On top of this current cruelty, last night NBC News reminded us of the inhumanity of last summer’s Trump family separation policy. Emails obtained by NBC News show that 37 “tender-age” children between the ages of 5 and 12 were left in vans through day and night for anywhere between 11 and 39 hours. It was supposed to be a quick 30-minute ride to ICE to reunite with parents they were wrongfully separated from by DHS. Officials contracted to transport the children were left scrambling to care for hungry and tired children sleeping in vans while ICE staff clocked out and went home without resolving the situation.
Furthermore, The Young Turks (TYT) yesterday uncovered internal ICE memos showing that multiple deaths of ICE detainees were preventable, including a memo to the Acting Deputy Director of ICE who once likened ICE family detention centers to summer camp. One ICE official stated, “It’s a systemic problem.”

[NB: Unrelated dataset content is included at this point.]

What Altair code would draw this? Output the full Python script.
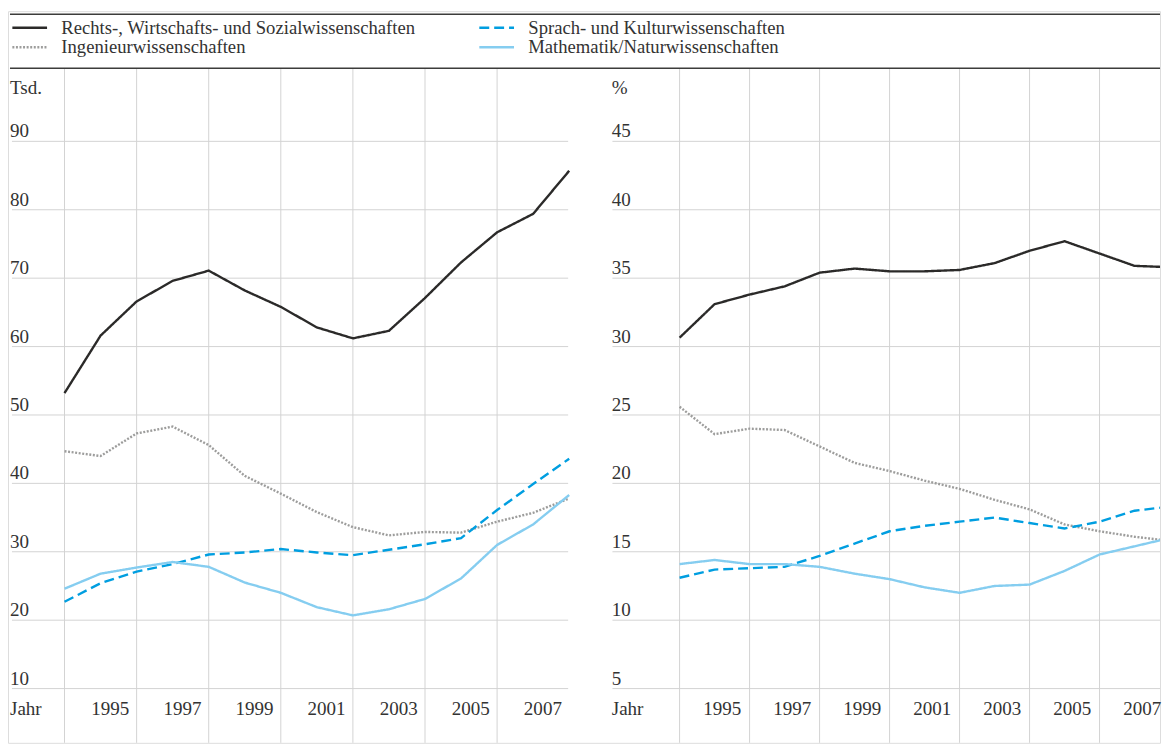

Ur Jaddou, Director of DHS Watch and former USCIS Chief Counsel, said: “Months ago, the President shut down the government for an unprecedented 35 days in a temper tantrum to get his wall funded. When Congress ultimately refused, he declared a national emergency with no basis in fact and law in an effort to redirect money for an ineffective border wall. All the while, a real refugee and humanitarian crisis continued to brew at the border, but the Trump administration did not develop a plan of action, let alone consider using some of that ‘emergency’ wall money for the real crisis of severe overcrowding noted by the IG.

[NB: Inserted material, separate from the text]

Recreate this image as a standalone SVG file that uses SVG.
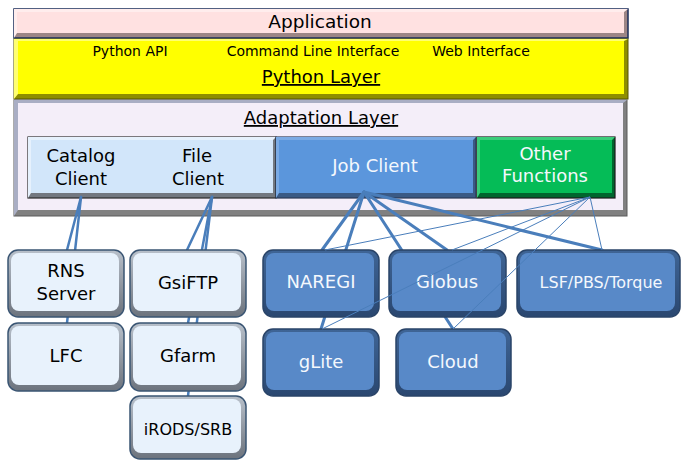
<svg xmlns="http://www.w3.org/2000/svg" width="681" height="461" viewBox="0 0 681 461">
<defs>
<linearGradient id="gLight" x1="0" y1="0" x2="0" y2="1"><stop offset="0" stop-color="#B8C0CA"/><stop offset="1" stop-color="#6C737D"/></linearGradient>
<linearGradient id="gBlue" x1="0" y1="0" x2="0" y2="1"><stop offset="0" stop-color="#3F6596"/><stop offset="1" stop-color="#2A4770"/></linearGradient>
<style>
text{font-family:"DejaVu Sans","Liberation Sans",sans-serif;text-anchor:middle}
.t18{font-size:18px;fill:#000}
.t14{font-size:14px;fill:#000}
.w18{font-size:18px;fill:#F4F8FD}
.w16{font-size:16px;fill:#F4F8FD}
.b16{font-size:16px;fill:#000}
.u{text-decoration:underline}
.thick{stroke:#4A7EBB;stroke-width:3;fill:none;stroke-linecap:round}
.mid{stroke:#4A7EBB;stroke-width:2.5;fill:none;stroke-linecap:round}
.thin{stroke:#4A7EBB;stroke-width:1;fill:none}
.lo{fill:url(#gLight);stroke:#3A5573;stroke-width:1.5}
.li{fill:#E8F2FC}
.bo{fill:url(#gBlue);stroke:#2A4468;stroke-width:1.5}
.bi{fill:#5889C8}
</style>
</defs>

<g id="application">
<rect x="14" y="9" width="614" height="29" fill="#9C8585" stroke="#1A2D5A" stroke-width="1.5"/>
<polygon points="14,9 628,9 624,12 17,12 17,33 14,38" fill="#FFEDED"/>
<rect x="17" y="12" width="607" height="21" fill="#FFE1E1"/>
<text class="t18" x="320" y="28" style="font-size:18.5px">Application</text>
</g>

<g id="python-layer">
<rect x="14" y="39" width="614" height="60" fill="#8E8E00" stroke="#555500" stroke-width="1"/>
<polygon points="14,39 628,39 624,41 18,41 18,94 14,99" fill="#FFFF70"/>
<rect x="18" y="41" width="606" height="53" fill="#FFFF00"/>
<text class="t14" x="130" y="56">Python API</text>
<text class="t14" x="313" y="56">Command Line Interface</text>
<text class="t14" x="481" y="56">Web Interface</text>
<text class="t18 u" x="321" y="83">Python Layer</text>
</g>

<g id="adaptation-layer">
<rect x="14" y="100" width="613" height="116" fill="#808080" stroke="#5A5A5A" stroke-width="1"/>
<polygon points="14,100 627,100 623,103 18,103 18,210 14,216" fill="#A9AEC4"/>
<rect x="18" y="103" width="605" height="107" fill="#F4EEF9"/>
<text class="t18 u" x="321" y="124">Adaptation Layer</text>
</g>

<g id="catalog-file-client">
<rect x="28" y="137" width="248" height="61" fill="#737880" stroke="#2B2B2B" stroke-width="1.2"/>
<polygon points="28,137 276,137 273,140 31,140 31,193 28,198" fill="#E6F1FD"/>
<rect x="31" y="140" width="242" height="53" fill="#D2E6FA"/>
<text class="t18" x="81" y="162">Catalog</text>
<text class="t18" x="81" y="185">Client</text>
<text class="t18" x="197" y="162">File</text>
<text class="t18" x="198" y="185">Client</text>
</g>

<g id="job-client">
<rect x="276" y="137" width="200" height="61" fill="#3A5A85" stroke="#2B3A55" stroke-width="1.2"/>
<polygon points="276,137 476,137 473,140 279,140 279,193 276,198" fill="#7AAAE4"/>
<rect x="279" y="140" width="194" height="53" fill="#5B96DC"/>
<text class="w18" x="375" y="172">Job Client</text>
</g>

<g id="other-functions">
<rect x="477" y="137" width="138" height="61" fill="#00652E" stroke="#1A1A1A" stroke-width="1.2"/>
<polygon points="477,137 615,137 612,140 480,140 480,193 477,198" fill="#3ACC7A"/>
<rect x="480" y="140" width="132" height="53" fill="#05BC57"/>
<text class="w18" x="545" y="160">Other</text>
<text class="w18" x="545" y="182">Functions</text>
</g>

<g id="connectors">
<line class="mid" x1="81" y1="197" x2="67" y2="250"/>
<line class="mid" x1="81" y1="197" x2="67" y2="323"/>
<line class="mid" x1="212" y1="197" x2="187" y2="250"/>
<line class="mid" x1="212" y1="197" x2="188" y2="323"/>
<line class="mid" x1="212" y1="197" x2="188" y2="396"/>
<line class="thick" x1="364" y1="192" x2="322" y2="250"/>
<line class="thick" x1="364" y1="192" x2="321" y2="329"/>
<line class="thick" x1="364" y1="192" x2="447" y2="250"/>
<line class="thick" x1="364" y1="192" x2="453" y2="329"/>
<line class="thick" x1="364" y1="192" x2="602" y2="250"/>
</g>

<g id="rns-server">
<rect class="lo" x="8" y="250" width="116" height="67" rx="10"/>
<rect class="li" x="11" y="253" width="108" height="58" rx="8"/>
<text class="t18" x="66" y="277">RNS</text>
<text class="t18" x="66" y="300">Server</text>
</g>
<g id="lfc">
<rect class="lo" x="8" y="323" width="116" height="68" rx="10"/>
<rect class="li" x="11" y="326" width="108" height="59" rx="8"/>
<text class="t18" x="66" y="362">LFC</text>
</g>
<g id="gsiftp">
<rect class="lo" x="130" y="250" width="116" height="67" rx="10"/>
<rect class="li" x="133" y="253" width="108" height="58" rx="8"/>
<text class="t18" x="188" y="289">GsiFTP</text>
</g>
<g id="gfarm">
<rect class="lo" x="130" y="323" width="116" height="68" rx="10"/>
<rect class="li" x="133" y="326" width="108" height="59" rx="8"/>
<text class="t18" x="188" y="362">Gfarm</text>
</g>
<g id="irods-srb">
<rect class="lo" x="130" y="396" width="116" height="63" rx="10"/>
<rect class="li" x="133" y="399" width="108" height="54" rx="8"/>
<text class="b16" x="188" y="435">iRODS/SRB</text>
</g>

<g id="naregi">
<rect class="bo" x="263" y="250" width="116" height="67" rx="10"/>
<rect class="bi" x="266" y="253" width="108" height="58" rx="8"/>
<text class="w18" x="321" y="288">NAREGI</text>
</g>
<g id="globus">
<rect class="bo" x="389" y="250" width="117" height="67" rx="10"/>
<rect class="bi" x="392" y="253" width="109" height="58" rx="8"/>
<text class="w18" x="447" y="288">Globus</text>
</g>
<g id="lsf-pbs-torque">
<rect class="bo" x="517" y="250" width="163" height="67" rx="10"/>
<rect class="bi" x="520" y="253" width="155" height="58" rx="8"/>
<text class="w16" x="601" y="288">LSF/PBS/Torque</text>
</g>
<g id="glite">
<rect class="bo" x="263" y="329" width="116" height="67" rx="10"/>
<rect class="bi" x="266" y="332" width="108" height="58" rx="8"/>
<text class="w18" x="321" y="368">gLite</text>
</g>
<g id="cloud">
<rect class="bo" x="396" y="329" width="115" height="67" rx="10"/>
<rect class="bi" x="399" y="332" width="107" height="58" rx="8"/>
<text class="w18" x="453" y="368">Cloud</text>
</g>

<g id="connectors-other">
<line class="thin" x1="590" y1="197" x2="325" y2="250"/>
<line class="thin" x1="590" y1="197" x2="452" y2="250"/>
<line class="thin" x1="590" y1="197" x2="322" y2="329"/>
<line class="thin" x1="590" y1="197" x2="453" y2="329"/>
<line class="thin" x1="590" y1="197" x2="602" y2="250"/>
</g>
</svg>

“Unfortunately, the IG’s report and the NBC News revelation of the botched family reunifications last summer come as no surprise. This administration is not interested in solving problems or resolving issues; rather they are interested in exploiting the border humanitarian crisis to get more money out of Congress and generate more talking points for the campaign trail. Let’s not forget that this administration inherited the lowest number of southwest border apprehensions in 46 years. We have had two years of failed, cruel, enforcement-only policies – family separation, multiple regulations, threats to close the border, the wall, military at the border, tear gas, Remain in Mexico, ending foreign aid to Central America, government shutdown, and the list goes on and on and now includes raising tariffs on Mexican goods. The result: increasing numbers of people coming to our borders in search of safety, agonizing stories of inhumanity, and deaths of children and adults in CBP detention that we haven’t seen in more than a decade.
“It’s time for a course correction. The problem with the President’s border strategy is not a lack of funding, it is that he and his administration fundamentally misdiagnose the problem. Border law enforcement and political gimmicks aren’t working and we need a regional refugee strategy. We need effective and humane solutions – an infusion of resources for efficient asylum application processing, greater use of alternatives to detention and a plan to address root causes with an in-region refugee resettlement program.”
David Leopold, Counsel to DHS Watch, Chair of Immigration at Ulmer & Berne and former President of the American Immigration Lawyers Association, said: “When Donald Trump took the oath of office border crossings were at a record low. What we had then was a steadily increasing but clearly manageable flow of families seeking asylum. Instead of continuing and growing rational and effective programs started under the Obama administration, the Trump administration has been busy ending such programs, replacing them with cruel, failed policies that only exacerbate the issue and create chaos at the border. Sadly, the ghastly detention conditions detailed in the IG report are a predictable result of the cruel, failed and inhumane immigration schemes of the Trump administration.”